Despite taking shot after shot at the Coyotes, each one was blocked Eduardo Arevalo Gonzales. That is until Leonardo De Oliveira lightly chipped a shot over Gonzales to give San Diego their first lead of the game.

The offense finally clicked in the fourth quarter, but that doesn’t mean El Paso would go down without a fight. After Chiles extended the lead to two, El Paso burned down the field to score their own goal immediately after to bring the lead back down to one. A short-lived two-goal lead was achieved on a Farber crack shot goal, and Luis Palacios tipped a shot past Pardo, who couldn’t corral a ball off the wall.

Credit: Sockers

San Diego would not be going into another overtime on this day, thanks to Brandon Escoto scoring the sixth Sockers goal of the night. A sixth attacker did little to help El Paso, as Luis Ortega’s pot shot on an open goal put the Coyotes down for good, and San Diego won their sixth straight game.

“We stepped up in the second half,  we just need to make sure we’re stepping up at the start of the games,” said Pardo after the game, referencing the Sockers’ tendency to not burst out of the gate. In the last three games against Ontario and El Paso, the Sockers have scored two goals in the first half compared to six goals from the Fury and Coyotes.

“We have been coming out a bit flat this whole season… we’re trying to learn from our mistakes in the first half,” said Farber on his team’s tendency to start slow, and concluded by declaring “We want to get home-field advantage in the playoffs… it’s championship or bust.”

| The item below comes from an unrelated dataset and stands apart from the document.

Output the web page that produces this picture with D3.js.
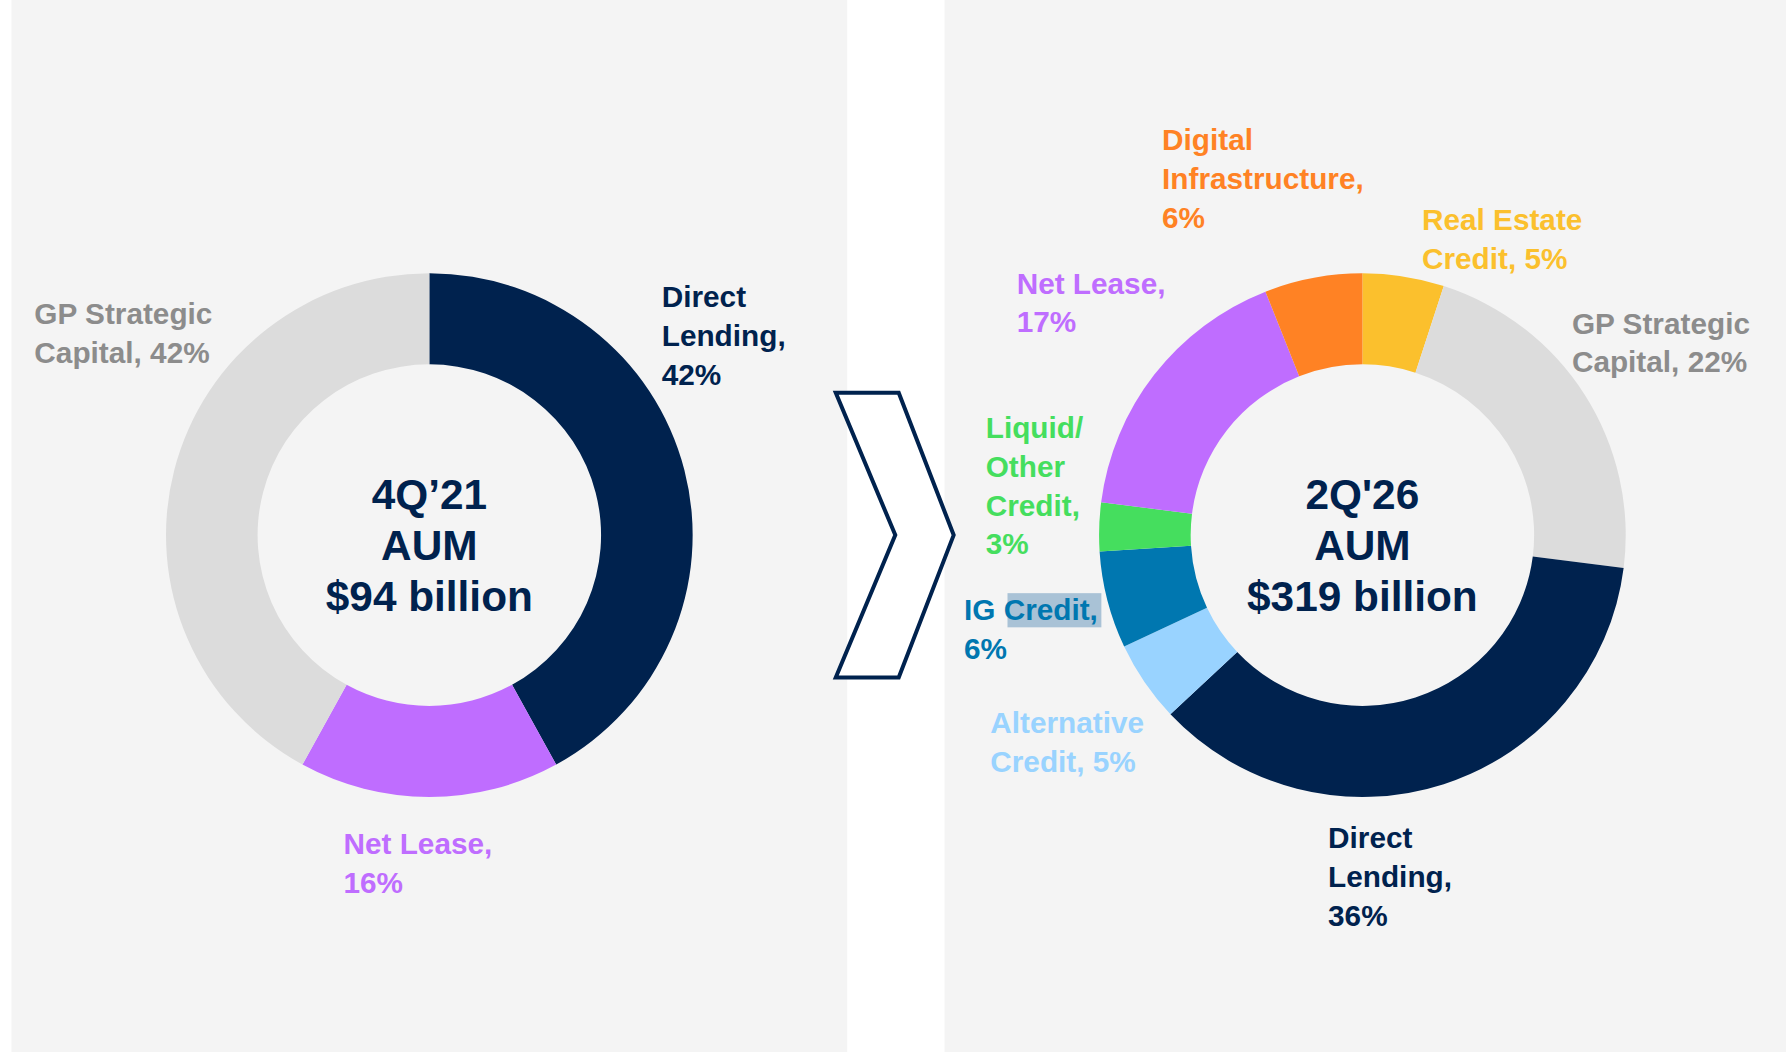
<!DOCTYPE html>
<html><head><meta charset="utf-8">
<script src="https://cdn.jsdelivr.net/npm/d3@7"></script>
<style>body{margin:0;background:#fff}text{font-family:"Liberation Sans",Arial,sans-serif;font-weight:bold}</style>
</head><body>
<script>
// data
const leftCats = ["Direct Lending", "Net Lease", "GP Strategic Capital"];
const leftVals = [42, 16, 42];
const leftColors = ["#00224e", "#bf6dff", "#dcdcdc"];
const rightCats = ["Real Estate Credit", "GP Strategic Capital", "Direct Lending", "Alternative Credit", "IG Credit", "Liquid/Other Credit", "Net Lease", "Digital Infrastructure"];
const rightVals = [5, 22, 36, 5, 6, 3, 17, 6];
const rightColors = ["#fbc02d", "#dcdcdc", "#00224e", "#99d3ff", "#0077b0", "#45de5e", "#bf6dff", "#ff8224"];
const leftCenter = ["4Q\u201921", "AUM", "$94 billion"];
const rightCenter = ["2Q'26", "AUM", "$319 billion"];

const leftLabels = [
  {lines: ["GP Strategic", "Capital, 42%"], x: 30, y: 285, c: "#8c8c8c"},
  {lines: ["Direct", "Lending,", "42%"], x: 578, y: 270, c: "#00224e"},
  {lines: ["Net Lease,", "16%"], x: 300, y: 750, c: "#bf6dff"}
];
const rightLabels = [
  {lines: ["Digital", "Infrastructure,", "6%"], x: 1015, y: 132, c: "#ff8224"},
  {lines: ["Real Estate", "Credit, 5%"], x: 1242, y: 202, c: "#fbc02d"},
  {lines: ["Net Lease,", "17%"], x: 888, y: 258, c: "#bf6dff"},
  {lines: ["GP Strategic", "Capital, 22%"], x: 1373, y: 293, c: "#8c8c8c"},
  {lines: ["Liquid/", "Other", "Credit,", "3%"], x: 861, y: 385, c: "#45de5e"},
  {lines: ["IG Credit,", "6%"], x: 842, y: 545, c: "#0077b0"},
  {lines: ["Alternative", "Credit, 5%"], x: 865, y: 644, c: "#99d3ff"},
  {lines: ["Direct", "Lending,", "36%"], x: 1160, y: 745, c: "#00224e"}
];

const W = 1560, H = 924;
const svg = d3.select("body").append("svg")
  .attr("width", 1786).attr("height", 1052)
  .attr("viewBox", `0 0 ${W} ${H}`)
  .attr("preserveAspectRatio", "none");

svg.append("rect").attr("x", 10).attr("y", 0).attr("width", 730).attr("height", H).attr("fill", "#f4f4f4");
svg.append("rect").attr("x", 825).attr("y", 0).attr("width", 735).attr("height", H).attr("fill", "#f4f4f4");

const pie = d3.pie().sort(null).value(d => d);
const arc = d3.arc().innerRadius(150).outerRadius(230);

function donut(cx, vals, colors, center, labels) {
  const g = svg.append("g").attr("transform", `translate(${cx},470)`);
  g.selectAll("path").data(pie(vals)).enter().append("path")
    .attr("d", arc).attr("fill", (d, i) => colors[i]);
  g.selectAll("text.c").data(center).enter().append("text")
    .attr("class", "c").attr("text-anchor", "middle")
    .attr("y", (d, i) => -36 + i * 45).attr("font-size", 37).attr("fill", "#00224e")
    .attr("dominant-baseline", "central").text(d => d);
  labels.forEach(l => {
    const t = svg.append("text").attr("x", l.x).attr("y", l.y).attr("font-size", 26).attr("fill", l.c);
    l.lines.forEach((s, i) => t.append("tspan").attr("x", l.x).attr("dy", i ? 34 : 0).text(s));
  });
}

// selection highlight behind "Credit" in IG label
svg.append("rect").attr("x", 880).attr("y", 521).attr("width", 82).attr("height", 30).attr("fill", "#a9c2d6");

donut(375, leftVals, leftColors, leftCenter, leftLabels);
donut(1190, rightVals, rightColors, rightCenter, rightLabels);

svg.append("polygon")
  .attr("points", "730,345 785,345 833,470 785,595 730,595 782,470")
  .attr("fill", "#fff").attr("stroke", "#00224e").attr("stroke-width", 3.5);
</script>
</body></html>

In terms of the playoffs, the Sockers are on the right path for home-field advantage. They lead the Pacific division with an 8-1 record, three games ahead of the second place Tacoma Stars. In the Western Conference, their .899 win percentage trumps the Monterrey Flash’s .833 win percentage. However, Monterrey has only played in six games this season, one of which was an overtime loss to San Diego.

San Diego will hit the road for the next trip against the Stars in Tacoma, who served them their only loss of the season so far. The Sockers must come to this game firing on all cylinders in all four quarters as, if they find themselves down in the second half, Stars keeper Danny Waltman can and will become a human brick wall that stops everything that is shot at him.